Bangkok, Oct 28: The main river coursing through Thailand's capital swelled to record highs Friday, briefly flooding riverside buildings and an ornate royal complex at high tide amid fears that flood defenses could break and swamp the heart of the city.
Ankle-high water from the Chao Phraya river spilled through one sandbagged entranceway of Bangkok's treasured Grand Palace, which once housed the kingdom's monarchy. The army was pumping out the water and tourists were still entering the white-walled compound.
The river has filled roads outside the palace gates for days, but the water has receded with the tides, leaving streets dry again.
But the higher than normal tides in the Gulf of Thailand, expected to peak Saturday, are obstructing the flood runoff from the north and there are fears that the overflows could swamp parts of downtown. The goverment also is worried major barriers and dikes could break.
Seven of Bangkok's 50 districts—all in the northern outskirts—are heavily flooded, and residents have fled aboard bamboo rafts and army trucks and by wading in waist-deep water.
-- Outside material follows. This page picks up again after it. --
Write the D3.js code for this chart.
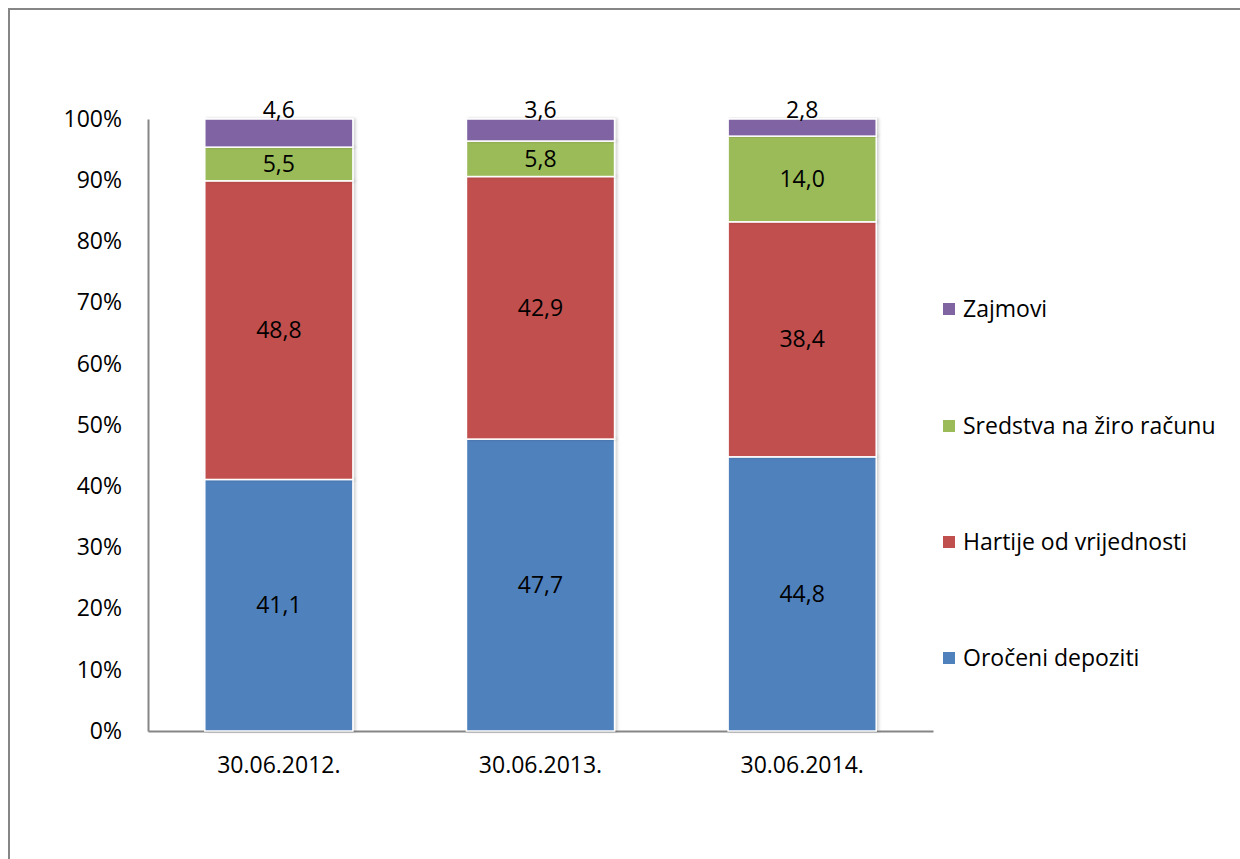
<!doctype html>
<html lang="sr">
<head>
  <meta charset="utf-8">
  <title>Struktura ulaganja</title>
  <script src="https://d3js.org/d3.v7.min.js"></script>
  <style>
    body { margin: 0; background: #fff; }
    svg text { font-family: "Open Sans", sans-serif; font-size: 23px; fill: #000; }
  </style>
</head>
<body>
<svg id="chart" width="1240" height="859"></svg>
<script>

  // data (percent shares)
  var dates = ["30.06.2012.", "30.06.2013.", "30.06.2014."];
  var series = ["Oročeni depoziti", "Hartije od vrijednosti", "Sredstva na žiro računu", "Zajmovi"];
  var orocDepoziti = [41.1, 47.7, 44.8];
  var hartije = [48.8, 42.9, 38.4];
  var ziroRacun = [5.5, 5.8, 14.0];
  var zajmovi = [4.6, 3.6, 2.8];
  var yTicks = [0, 10, 20, 30, 40, 50, 60, 70, 80, 90, 100];
  var colors = ["#4f81bd", "#c0504d", "#9bbb59", "#8064a2"];

  var svg = d3.select("#chart");

  // outer chart frame (runs off the right and bottom edge)
  svg.append("rect")
     .attr("x", 9).attr("y", 9)
     .attr("width", 1260).attr("height", 880)
     .attr("fill", "none")
     .attr("stroke", "#868686")
     .attr("stroke-width", 2);

  var plotLeft = 148, plotRight = 933, plotTop = 119, plotBottom = 731;

  var x = d3.scaleBand()
            .domain(dates)
            .range([plotLeft, plotRight])
            .paddingInner(0.434)
            .paddingOuter(0.217);

  var y = d3.scaleLinear()
            .domain([0, 100])
            .range([plotBottom, plotTop]);

  var rows = dates.map(function(d, i) {
    return {
      date: d,
      "Oročeni depoziti": orocDepoziti[i],
      "Hartije od vrijednosti": hartije[i],
      "Sredstva na žiro računu": ziroRacun[i],
      "Zajmovi": zajmovi[i]
    };
  });

  var stacked = d3.stack().keys(series)(rows);

  var defs = svg.append("defs");
  var shadow = defs.append("filter").attr("id", "shadow")
      .attr("x", "-10%").attr("y", "-10%").attr("width", "120%").attr("height", "120%");
  shadow.append("feDropShadow")
      .attr("dx", 2).attr("dy", 0).attr("stdDeviation", 1.5)
      .attr("flood-color", "#000").attr("flood-opacity", 0.18);

  // axes
  var yAxis = d3.axisLeft(y)
      .tickValues(yTicks)
      .tickSize(0)
      .tickPadding(26)
      .tickFormat(function(d) { return d + "%"; });

  var gy = svg.append("g").attr("transform", "translate(" + plotLeft + ",0)").call(yAxis);
  gy.select(".domain").attr("stroke", "#868686").attr("stroke-width", 2);
  gy.selectAll("text").attr("font-family", null).attr("font-size", null);

  var xAxis = d3.axisBottom(x).tickSize(0).tickPadding(26);
  var gx = svg.append("g").attr("transform", "translate(0," + plotBottom + ")").call(xAxis);
  gx.select(".domain").attr("stroke", "#868686").attr("stroke-width", 2);
  gx.selectAll("text").attr("font-family", null).attr("font-size", null);
  svg.selectAll(".tick text").attr("fill", "#000");

  var layer = svg.selectAll(".layer")
      .data(stacked)
      .enter().append("g")
      .attr("class", "layer")
      .attr("fill", function(d, i) { return colors[i]; });

  layer.selectAll("rect")
      .data(function(d) { return d; })
      .enter().append("rect")
      .attr("x", function(d) { return x(d.data.date); })
      .attr("y", function(d) { return y(d[1]); })
      .attr("width", x.bandwidth())
      .attr("height", function(d) { return y(d[0]) - y(d[1]); })
      .attr("stroke", "#fff")
      .attr("stroke-width", 1.5)
      .attr("filter", "url(#shadow)");

  // data labels
  var fmt = function(v) { return v.toFixed(1).replace(".", ","); };

  layer.each(function(s, si) {
    d3.select(this).selectAll("text.lbl")
      .data(s)
      .enter().append("text")
      .attr("class", "lbl")
      .attr("text-anchor", "middle")
      .attr("x", function(d) { return x(d.data.date) + x.bandwidth() / 2; })
      .attr("y", function(d) {
        if (si === series.length - 1) return y(100) - 9;
        return (y(d[0]) + y(d[1])) / 2;
      })
      .attr("dy", "0.35em")
      .text(function(d) { return fmt(d[1] - d[0]); });
  });

  // legend, top series first
  var legend = svg.append("g");
  var legendY = [309, 426, 542, 658];
  series.slice().reverse().forEach(function(name, i) {
    var ci = series.length - 1 - i;
    var g = legend.append("g").attr("transform", "translate(943," + legendY[i] + ")");
    g.append("rect")
     .attr("x", 0).attr("y", -6)
     .attr("width", 12).attr("height", 12)
     .attr("fill", colors[ci]);
    g.append("text")
     .attr("x", 20).attr("dy", "0.35em")
     .text(name);
  });

</script>
</body>
</html>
Provinces north of the capital have been submerged, with factories and homes ruined.
Most of Bangkok, however, has remained dry and most of its more than 9 million residents were staying put to protect their homes. Still, fears the inner city could flood has fueled an exodus this week, as Thais and expatriates alike sought refuge outside Bangkok and foreign governments urged their citizens to avoid unessential travel to the threatened city.
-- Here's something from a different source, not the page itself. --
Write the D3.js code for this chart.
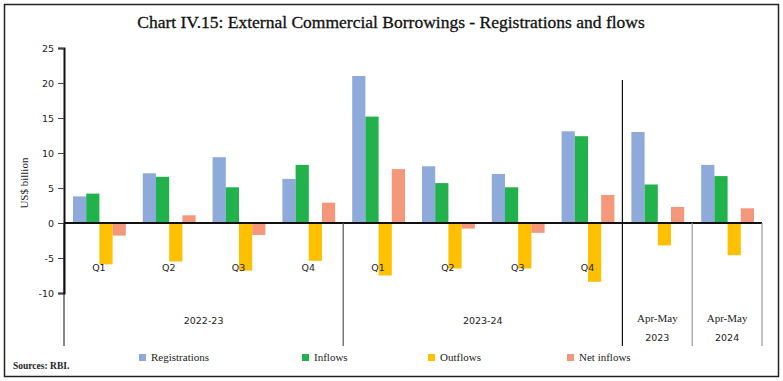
<!DOCTYPE html>
<html>
<head>
<meta charset="utf-8">
<script src="https://cdn.jsdelivr.net/npm/d3@7"></script>
<style>
  body { margin: 0; background: #fff; }
  svg { display: block; }
</style>
</head>
<body>
<div id="chart"></div>
<script>
const width = 783;
const height = 381;

const categories = ['22Q1', '22Q2', '22Q3', '22Q4', '23Q1', '23Q2', '23Q3', '23Q4', 'AM23', 'AM24'];
const quarterLabels = ['Q1', 'Q2', 'Q3', 'Q4', 'Q1', 'Q2', 'Q3', 'Q4', '', ''];
const seriesNames = ['Registrations', 'Inflows', 'Outflows', 'Net inflows'];
const registrations = [3.8, 7.1, 9.4, 6.3, 21.0, 8.1, 7.0, 13.1, 13.0, 8.3];
const inflows = [4.2, 6.6, 5.1, 8.3, 15.2, 5.7, 5.1, 12.4, 5.5, 6.7];
const outflows = [-5.9, -5.5, -6.8, -5.4, -7.5, -6.5, -6.5, -8.4, -3.2, -4.6];
const netInflows = [-1.8, 1.1, -1.7, 2.9, 7.7, -0.8, -1.4, 4.0, 2.3, 2.1];
const yTicks = [-10, -5, 0, 5, 10, 15, 20, 25];
const groups = [
  { label: ['2022-23'], from: 0, to: 3 },
  { label: ['2023-24'], from: 4, to: 7 },
  { label: ['Apr-May', '2023'], from: 8, to: 8 },
  { label: ['Apr-May', '2024'], from: 9, to: 9 }
];
const colors = ['#8eaadb', '#21b24b', '#ffc000', '#f4977a'];

const seriesValues = [registrations, inflows, outflows, netInflows];

const svg = d3.select('#chart')
  .append('svg')
  .attr('width', width)
  .attr('height', height);

// frame
svg.append('rect')
  .attr('x', 4.5).attr('y', 4.5)
  .attr('width', 774).attr('height', 372)
  .attr('fill', 'none')
  .attr('stroke', '#222')
  .attr('stroke-width', 1.5);

svg.append('text')
  .attr('x', 391).attr('y', 28)
  .attr('text-anchor', 'middle')
  .attr('font-family', 'Liberation Serif, serif')
  .attr('font-size', 17.5)
  .attr('fill', '#111')
  .attr('stroke', '#111')
  .attr('stroke-width', 0.3)
  .text('Chart IV.15: External Commercial Borrowings - Registrations and flows');

const x0 = d3.scaleBand()
  .domain(categories)
  .range([64, 762]);

const x1 = d3.scaleBand()
  .domain(seriesNames)
  .range([9, x0.bandwidth() - 8]);

const y = d3.scaleLinear()
  .domain([-10, 25])
  .range([293, 48]);

// y axis
const yAxis = d3.axisLeft(y)
  .tickValues(yTicks)
  .tickSize(6)
  .tickFormat(d => String(d));

const yg = svg.append('g')
  .attr('transform', 'translate(64,0)')
  .call(yAxis);
yg.select('.domain').attr('stroke', '#111').attr('stroke-width', 2);
yg.selectAll('.tick line').attr('stroke', '#444');
yg.selectAll('.tick text')
  .attr('font-family', 'DejaVu Sans, sans-serif')
  .attr('font-size', 9.5)
  .attr('fill', '#222')
  .attr('x', -10);

svg.append('text')
  .attr('transform', 'translate(28,' + y(5.7) + ') rotate(-90)')
  .attr('text-anchor', 'middle')
  .attr('font-family', 'Liberation Serif, serif')
  .attr('font-size', 11)
  .attr('fill', '#222')
  .text('US$ billion');

// bars
const bars = svg.append('g');
categories.forEach((c, i) => {
  bars.selectAll(null)
    .data(seriesNames.map((s, k) => ({ s, v: seriesValues[k][i], k })))
    .enter()
    .append('rect')
    .attr('x', d => x0(c) + x1(d.s))
    .attr('y', d => y(Math.max(0, d.v)))
    .attr('width', x1.bandwidth())
    .attr('height', d => Math.abs(y(d.v) - y(0)))
    .attr('fill', d => colors[d.k]);
});

// zero line
svg.append('line')
  .attr('x1', 64).attr('x2', x0.range()[1])
  .attr('y1', y(0)).attr('y2', y(0))
  .attr('stroke', '#111')
  .attr('stroke-width', 2);

// quarter labels
svg.selectAll('.qlab')
  .data(categories)
  .enter()
  .append('text')
  .attr('x', d => x0(d) + x0.bandwidth() / 2)
  .attr('y', 271)
  .attr('text-anchor', 'middle')
  .attr('font-family', 'DejaVu Sans, sans-serif')
  .attr('font-size', 9.5)
  .attr('fill', '#222')
  .text((d, i) => quarterLabels[i]);

// group dividers
const dividerX = [x0(categories[0]), x0(categories[4]), x0(categories[8]), x0(categories[9]), x0.range()[1]];
const dividerColor = ['#111', '#555', '#111', '#999', '#999'];
dividerX.forEach((dx, i) => {
  svg.append('line')
    .attr('x1', dx).attr('x2', dx)
    .attr('y1', i === 2 ? 80 : y(0)).attr('y2', 346)
    .attr('stroke', dividerColor[i])
    .attr('stroke-width', i === 0 ? 1 : 1.2);
});

// group labels
groups.forEach(g => {
  const cx = (x0(categories[g.from]) + x0(categories[g.to]) + x0.bandwidth()) / 2;
  g.label.forEach((t, j) => {
    svg.append('text')
      .attr('x', cx)
      .attr('y', g.label.length > 1 ? 322 + j * 19 : 324)
      .attr('text-anchor', 'middle')
      .attr('font-family', g.label.length > 1 && j === 0 ? 'Liberation Serif, serif' : 'DejaVu Sans, sans-serif')
      .attr('font-size', g.label.length > 1 && j === 0 ? 11 : 9.5)
      .attr('fill', '#222')
      .text(t);
  });
});

// legend
const legendX = [139, 302, 428, 567];
const legend = svg.append('g');
seriesNames.forEach((s, i) => {
  legend.append('rect')
    .attr('x', legendX[i]).attr('y', 354)
    .attr('width', 7).attr('height', 7)
    .attr('fill', colors[i]);
  legend.append('text')
    .attr('x', legendX[i] + 12).attr('y', 361)
    .attr('font-family', 'Liberation Serif, serif')
    .attr('font-size', 11)
    .attr('fill', '#222')
    .text(s);
});

svg.append('text')
  .attr('x', 13).attr('y', 369)
  .attr('font-family', 'Liberation Serif, serif')
  .attr('font-size', 9.5)
  .attr('font-weight', 'bold')
  .attr('fill', '#222')
  .text('Sources: RBI.');
</script>
</body>
</html>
The U.S. State Department cautioned against all but essential travel to areas of Thailand affected by the flooding, including Bangkok, because of transportation difficulties and shortages of certain food items.
On Thursday, an emotional Prime Minister Yingluck Shinawatra acknowledged her government could not control the approaching deluge.
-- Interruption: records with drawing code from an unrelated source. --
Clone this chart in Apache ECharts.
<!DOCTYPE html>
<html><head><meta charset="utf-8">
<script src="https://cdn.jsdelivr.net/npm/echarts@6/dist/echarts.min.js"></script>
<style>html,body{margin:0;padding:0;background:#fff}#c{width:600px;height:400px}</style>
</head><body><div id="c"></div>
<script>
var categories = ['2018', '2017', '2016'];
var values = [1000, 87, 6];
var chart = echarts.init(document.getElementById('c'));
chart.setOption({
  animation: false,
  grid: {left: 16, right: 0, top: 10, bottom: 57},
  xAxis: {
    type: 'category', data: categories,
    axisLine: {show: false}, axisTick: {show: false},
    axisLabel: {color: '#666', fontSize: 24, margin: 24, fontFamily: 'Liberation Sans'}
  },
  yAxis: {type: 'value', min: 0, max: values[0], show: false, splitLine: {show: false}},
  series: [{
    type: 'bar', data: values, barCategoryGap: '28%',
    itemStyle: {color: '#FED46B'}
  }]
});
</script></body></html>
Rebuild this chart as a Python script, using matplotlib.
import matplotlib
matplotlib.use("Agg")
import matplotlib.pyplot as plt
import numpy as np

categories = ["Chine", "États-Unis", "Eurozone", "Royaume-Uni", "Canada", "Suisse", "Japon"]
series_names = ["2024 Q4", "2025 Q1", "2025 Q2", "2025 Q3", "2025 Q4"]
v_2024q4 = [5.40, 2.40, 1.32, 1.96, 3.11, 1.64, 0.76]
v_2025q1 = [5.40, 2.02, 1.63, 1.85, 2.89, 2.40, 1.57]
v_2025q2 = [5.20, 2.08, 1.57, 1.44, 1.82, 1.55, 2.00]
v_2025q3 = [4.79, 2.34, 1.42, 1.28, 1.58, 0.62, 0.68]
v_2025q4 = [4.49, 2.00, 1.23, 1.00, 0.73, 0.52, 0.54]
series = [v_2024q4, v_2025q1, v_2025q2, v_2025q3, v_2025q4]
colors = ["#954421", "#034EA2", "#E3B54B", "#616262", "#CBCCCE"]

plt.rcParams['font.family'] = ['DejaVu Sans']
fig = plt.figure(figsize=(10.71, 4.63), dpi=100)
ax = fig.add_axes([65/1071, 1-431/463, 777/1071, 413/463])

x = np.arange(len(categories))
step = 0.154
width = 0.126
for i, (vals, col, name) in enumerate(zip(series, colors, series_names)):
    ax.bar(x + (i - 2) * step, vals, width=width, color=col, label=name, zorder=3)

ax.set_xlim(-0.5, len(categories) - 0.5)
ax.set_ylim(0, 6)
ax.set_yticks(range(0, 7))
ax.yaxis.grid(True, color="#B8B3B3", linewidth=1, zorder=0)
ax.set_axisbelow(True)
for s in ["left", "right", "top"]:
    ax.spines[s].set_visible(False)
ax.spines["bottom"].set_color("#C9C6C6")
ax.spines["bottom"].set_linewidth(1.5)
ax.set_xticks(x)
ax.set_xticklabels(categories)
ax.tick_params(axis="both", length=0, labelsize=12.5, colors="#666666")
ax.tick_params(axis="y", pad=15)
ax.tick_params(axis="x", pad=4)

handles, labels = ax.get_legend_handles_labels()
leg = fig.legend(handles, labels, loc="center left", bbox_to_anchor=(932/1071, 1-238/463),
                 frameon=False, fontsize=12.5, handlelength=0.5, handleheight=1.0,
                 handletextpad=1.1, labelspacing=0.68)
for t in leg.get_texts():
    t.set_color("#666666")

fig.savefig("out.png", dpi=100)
“What we're doing today is resisting the force of nature,” Yingluck told reporters. She said the water bearing down on Bangkok was so massive that “we cannot resist all of it.”
The floods, the heaviest in Thailand in more than half a century, have drenched a third of the country's provinces, killed close to 400 people and displaced more than 110,000 others. For weeks, the water has crept down from the central plains, flowing south toward the Gulf of Thailand. Bangkok is in the way, and today it is literally surrounded by behemoth pools of water flowing around and through it via a complex network of canals and rivers.
Flooding has closed Bangkok's Don Muang airport, mainly used for domestic flights, but Thailand's main international airport is operating as usual.
After visiting the Grand Palace, American tourist Kathy Kiernan said she wasn't too concerned about flooding in the capital.
“We were a little worried when we got in to see sandbags around our hotel,” said the 47-year-old from Salt Lake City, Utah. “But so far it's pretty normal. Everything looks fine, though we know anything can happen.”
The government's Flood Relief Operations Center says its contingency plan involves the Thai military and government agencies transporting people from evacuation points in the capital to outlying provinces.
Within the city, 234 shelters are set up to house nearly 78,000 people. Authorities say there are currently about 7,500 displaced people in the sprawling metropolis.